This book, a collection of Alex Danchev's essays on the theme of art, war and terror, offers a sustained demonstration of the way in which works of art can help us to explore the most difficult ethical and political issues of our time: war, terror, extermination, torture and abuse.It takes seriously the idea of the artist as moral witness to this realm, considering war photography, for example, as a form of humanitarian intervention. War poetry, war films and war diaries are also considered in a broad view of art, and of war.

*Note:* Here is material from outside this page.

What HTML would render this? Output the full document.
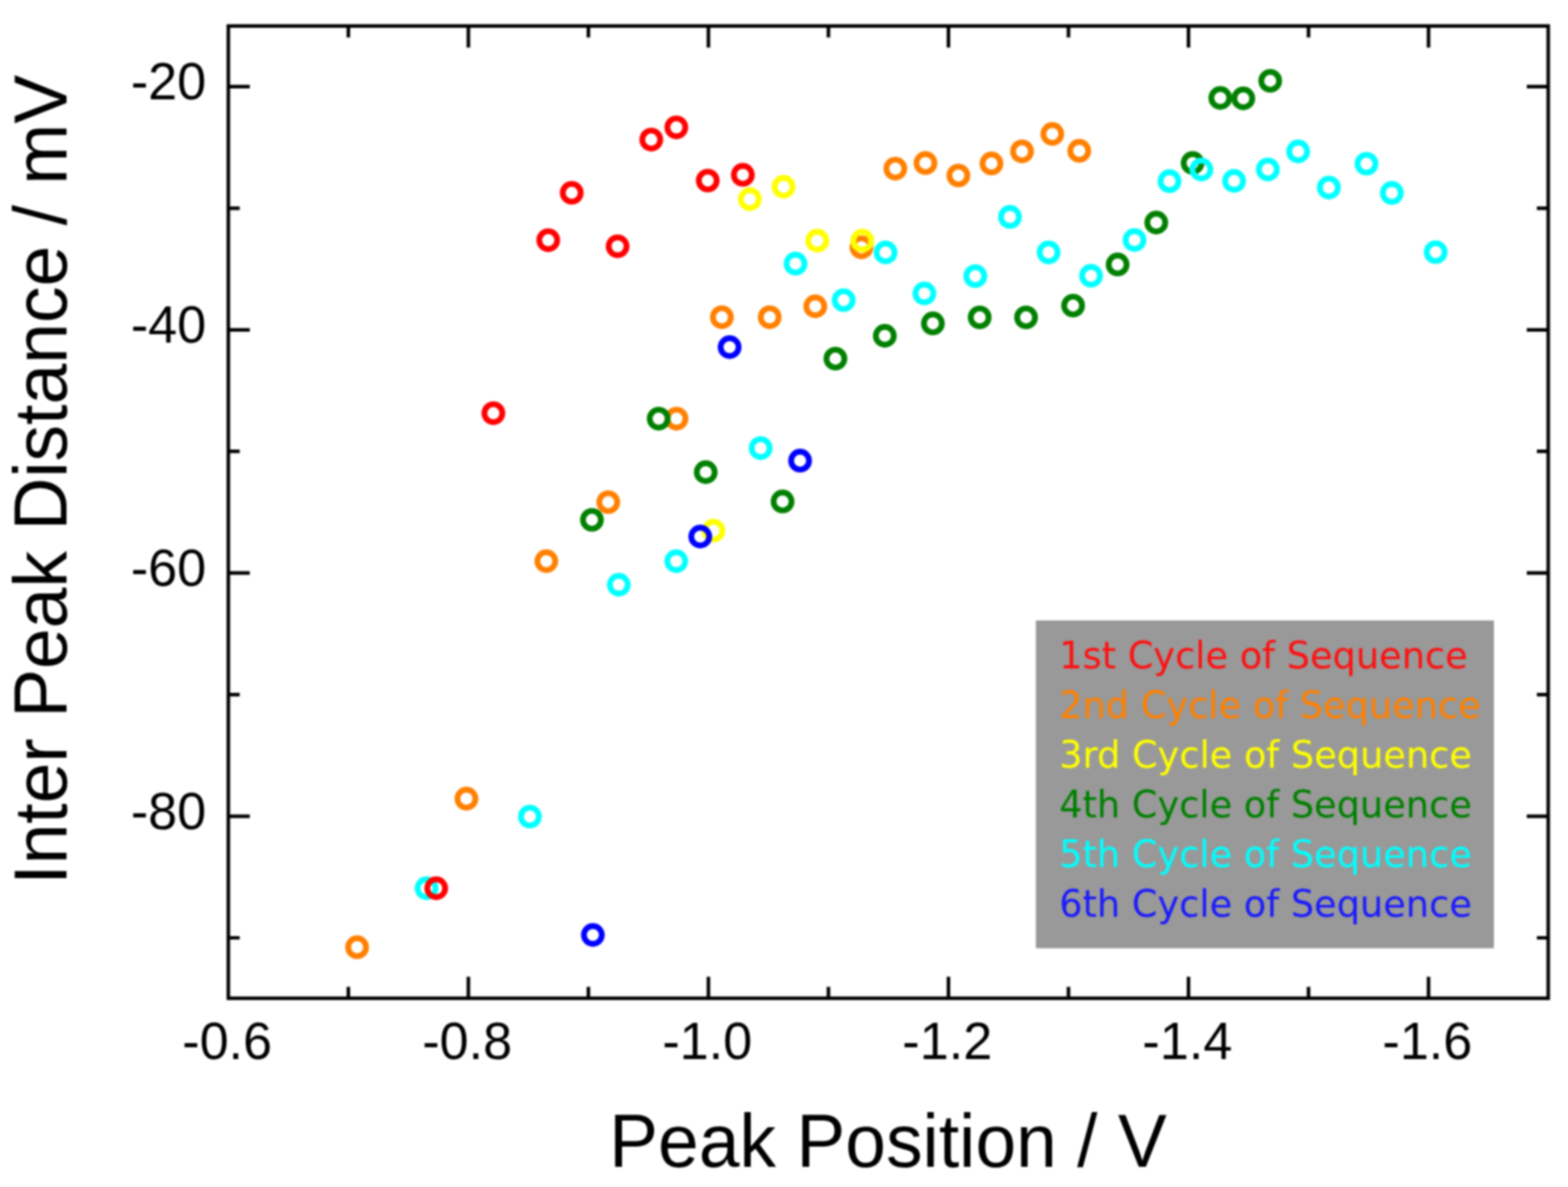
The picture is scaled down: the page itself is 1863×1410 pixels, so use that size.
<!DOCTYPE html>
<html><head><meta charset="utf-8"><title>Inter Peak Distance vs Peak Position</title>
<style>
html,body{margin:0;padding:0;background:#fff;}
body{width:1863px;height:1410px;overflow:hidden;}
svg{display:block;filter:blur(0.9px);}
.t{font-family:"Liberation Sans",Arial,sans-serif;fill:#000;}
.lg{font-family:"DejaVu Sans",Verdana,sans-serif;}
</style></head>
<body>
<svg width="1863" height="1410" viewBox="0 0 1863 1410">
<rect x="0" y="0" width="1863" height="1410" fill="#fff"/>
<rect x="1230.75" y="737" width="544.25" height="389.4" fill="#999999"/>
<g class="lg" font-size="43.6">
<text x="1258.5" y="794.2" fill="#ff1010">1st Cycle of Sequence</text>
<text x="1258.5" y="853.1" fill="#ff8000">2nd Cycle of Sequence</text>
<text x="1258.5" y="911.9" fill="#ffff00">3rd Cycle of Sequence</text>
<text x="1258.5" y="970.8" fill="#008000">4th Cycle of Sequence</text>
<text x="1258.5" y="1029.6" fill="#00ffff">5th Cycle of Sequence</text>
<text x="1258.5" y="1088.5" fill="#1a1aff">6th Cycle of Sequence</text>
</g>
<g fill="none" stroke="#ff8000" stroke-width="6.9">
<circle cx="1250.3" cy="159.1" r="10.65"/>
<circle cx="1282.3" cy="179.2" r="10.65"/>
<circle cx="1214.3" cy="179.8" r="10.65"/>
<circle cx="1178.0" cy="194.2" r="10.65"/>
<circle cx="1099.6" cy="193.7" r="10.65"/>
<circle cx="1063.8" cy="200.3" r="10.65"/>
<circle cx="1138.7" cy="208.5" r="10.65"/>
<circle cx="1023.6" cy="293.8" r="10.65"/>
<circle cx="968.7" cy="363.9" r="10.65"/>
<circle cx="857.7" cy="376.8" r="10.65"/>
<circle cx="914.5" cy="376.8" r="10.65"/>
<circle cx="803.8" cy="497.3" r="10.65"/>
<circle cx="722.7" cy="596.5" r="10.65"/>
<circle cx="649.1" cy="666.6" r="10.65"/>
<circle cx="554.2" cy="948.7" r="10.65"/>
<circle cx="424.3" cy="1125.2" r="10.65"/>
</g>
<g fill="none" stroke="#ffff00" stroke-width="6.9">
<circle cx="931.0" cy="221.9" r="10.65"/>
<circle cx="890.9" cy="236.6" r="10.65"/>
<circle cx="971.0" cy="285.9" r="10.65"/>
<circle cx="1024.5" cy="285.9" r="10.65"/>
<circle cx="847.7" cy="630.4" r="10.65"/>
</g>
<g fill="none" stroke="#008000" stroke-width="6.9">
<circle cx="1509.2" cy="96.0" r="10.65"/>
<circle cx="1449.9" cy="116.4" r="10.65"/>
<circle cx="1477.2" cy="116.9" r="10.65"/>
<circle cx="1417.0" cy="193.6" r="10.65"/>
<circle cx="1373.8" cy="264.4" r="10.65"/>
<circle cx="1327.9" cy="314.2" r="10.65"/>
<circle cx="1275.0" cy="363.0" r="10.65"/>
<circle cx="1219.1" cy="377.0" r="10.65"/>
<circle cx="1164.0" cy="377.0" r="10.65"/>
<circle cx="1108.4" cy="384.2" r="10.65"/>
<circle cx="1051.3" cy="398.9" r="10.65"/>
<circle cx="992.6" cy="426.0" r="10.65"/>
<circle cx="782.6" cy="497.3" r="10.65"/>
<circle cx="838.5" cy="560.9" r="10.65"/>
<circle cx="929.8" cy="595.7" r="10.65"/>
<circle cx="703.3" cy="617.5" r="10.65"/>
</g>
<g fill="none" stroke="#00ffff" stroke-width="6.9">
<circle cx="1542.4" cy="179.9" r="10.65"/>
<circle cx="1623.6" cy="194.5" r="10.65"/>
<circle cx="1506.4" cy="201.3" r="10.65"/>
<circle cx="1427.4" cy="201.4" r="10.65"/>
<circle cx="1466.3" cy="214.9" r="10.65"/>
<circle cx="1389.5" cy="215.2" r="10.65"/>
<circle cx="1578.9" cy="222.8" r="10.65"/>
<circle cx="1653.7" cy="229.2" r="10.65"/>
<circle cx="1200.0" cy="257.7" r="10.65"/>
<circle cx="1705.8" cy="299.5" r="10.65"/>
<circle cx="1245.9" cy="299.8" r="10.65"/>
<circle cx="1052.2" cy="299.9" r="10.65"/>
<circle cx="1348.0" cy="285.1" r="10.65"/>
<circle cx="945.2" cy="313.2" r="10.65"/>
<circle cx="1158.8" cy="328.0" r="10.65"/>
<circle cx="1296.3" cy="327.6" r="10.65"/>
<circle cx="1002.4" cy="356.5" r="10.65"/>
<circle cx="1098.3" cy="348.6" r="10.65"/>
<circle cx="903.8" cy="532.3" r="10.65"/>
<circle cx="803.5" cy="666.6" r="10.65"/>
<circle cx="735.2" cy="694.6" r="10.65"/>
<circle cx="629.6" cy="970.0" r="10.65"/>
<circle cx="506.8" cy="1055.1" r="10.65"/>
</g>
<g fill="none" stroke="#0000ff" stroke-width="6.9">
<circle cx="866.9" cy="412.4" r="10.65"/>
<circle cx="950.6" cy="547.2" r="10.65"/>
<circle cx="832.0" cy="637.4" r="10.65"/>
<circle cx="704.4" cy="1110.6" r="10.65"/>
</g>
<g fill="none" stroke="#ff0000" stroke-width="6.9">
<circle cx="803.6" cy="151.3" r="10.65"/>
<circle cx="773.8" cy="165.8" r="10.65"/>
<circle cx="840.9" cy="214.5" r="10.65"/>
<circle cx="882.6" cy="207.7" r="10.65"/>
<circle cx="679.3" cy="229.0" r="10.65"/>
<circle cx="651.4" cy="285.3" r="10.65"/>
<circle cx="733.8" cy="292.6" r="10.65"/>
<circle cx="586.2" cy="490.8" r="10.65"/>
<circle cx="518.3" cy="1055.1" r="10.65"/>
</g>
<rect x="271.3" y="30.9" width="1568.2" height="1154.9" fill="none" stroke="#000" stroke-width="4.2"/>
<path d="M413.9 1185.8V1172.3M413.9 30.9V44.4M556.5 1185.8V1160.3M556.5 30.9V56.4M699.1 1185.8V1172.3M699.1 30.9V44.4M841.7 1185.8V1160.3M841.7 30.9V56.4M984.3 1185.8V1172.3M984.3 30.9V44.4M1126.9 1185.8V1160.3M1126.9 30.9V56.4M1269.5 1185.8V1172.3M1269.5 30.9V44.4M1412.1 1185.8V1160.3M1412.1 30.9V56.4M1554.7 1185.8V1172.3M1554.7 30.9V44.4M1697.3 1185.8V1160.3M1697.3 30.9V56.4M271.3 102.9H296.8M1839.5 102.9H1814.0M271.3 247.3H284.8M1839.5 247.3H1826.0M271.3 391.8H296.8M1839.5 391.8H1814.0M271.3 536.2H284.8M1839.5 536.2H1826.0M271.3 680.7H296.8M1839.5 680.7H1814.0M271.3 825.1H284.8M1839.5 825.1H1826.0M271.3 969.6H296.8M1839.5 969.6H1814.0M271.3 1114.0H284.8M1839.5 1114.0H1826.0" stroke="#000" stroke-width="4.2" fill="none"/>
<g class="t" font-size="62">
<text transform="translate(269.9 1258.4) scale(1 1.015)" text-anchor="middle">-0.6</text>
<text transform="translate(555.1 1258.4) scale(1 1.015)" text-anchor="middle">-0.8</text>
<text transform="translate(840.3 1258.4) scale(1 1.015)" text-anchor="middle">-1.0</text>
<text transform="translate(1125.5 1258.4) scale(1 1.015)" text-anchor="middle">-1.2</text>
<text transform="translate(1410.7 1258.4) scale(1 1.015)" text-anchor="middle">-1.4</text>
<text transform="translate(1695.9 1258.4) scale(1 1.015)" text-anchor="middle">-1.6</text>
<text transform="translate(245 118.4) scale(1 1.025)" text-anchor="end">-20</text>
<text transform="translate(245 407.3) scale(1 1.025)" text-anchor="end">-40</text>
<text transform="translate(245 696.2) scale(1 1.025)" text-anchor="end">-60</text>
<text transform="translate(245 985.1) scale(1 1.025)" text-anchor="end">-80</text>
</g>
<text class="t" transform="translate(1055 1386.2) scale(1 1.02)" font-size="87" text-anchor="middle">Peak Position / V</text>
<text class="t" transform="translate(78.6 570) rotate(-90) scale(1 1.02)" font-size="87" text-anchor="middle">Inter Peak Distance / mV</text>
</svg>
</body></html>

Kafka is drawn upon to address torture and abuse in the war on terror; Homer is utilised to analyse current talk of 'barbarisation'. The paintings of Gerhard Richter are used to investigate the terrorists of the Baader-Meinhof group, while the photographs of Don McCullin and the writings of Vassily Grossman and Primo Levi allow the author to propose an ethics of small acts of altruism.This book examines the nature of war over the last century, from the Great War to a particular focus on the current 'Global War on Terror'. It investigates what it means to be human in war, the cost it exacts and the ways of coping. Several of the essays therefore have a biographical focus.
Alex Danchev was Professor of International Relations at the University of Nottingham, and a long-standing friend of the Tate in London, where he has been a member of the Acquisition Committee of the Patrons of New Art.
His interests wandered across the borders of art, politics, and military history although his focus is chiefly biographical.
His biography of the philosopher-statesman Oliver Franks (Oxford University Press, 1993) was on the Observer's 'Books of the Year' and his biography of the military writer Basil Liddell Hart (Weidenfeld & Nicolson, 1998) was listed for the Whitbread Prize for Biography and the Samuel Johnson Prize for Non-Fiction.
His unexpurgated edition of the Alanbrooke Diaries (Weidenfeld & Nicolson, 2001) was listed for the W.H. Smith Prize for Biography. In 2009 he published On Art and War and Terror, a collection of essays on the most difficult issues of our age and, in particular, the nature of humanity in times of conflict.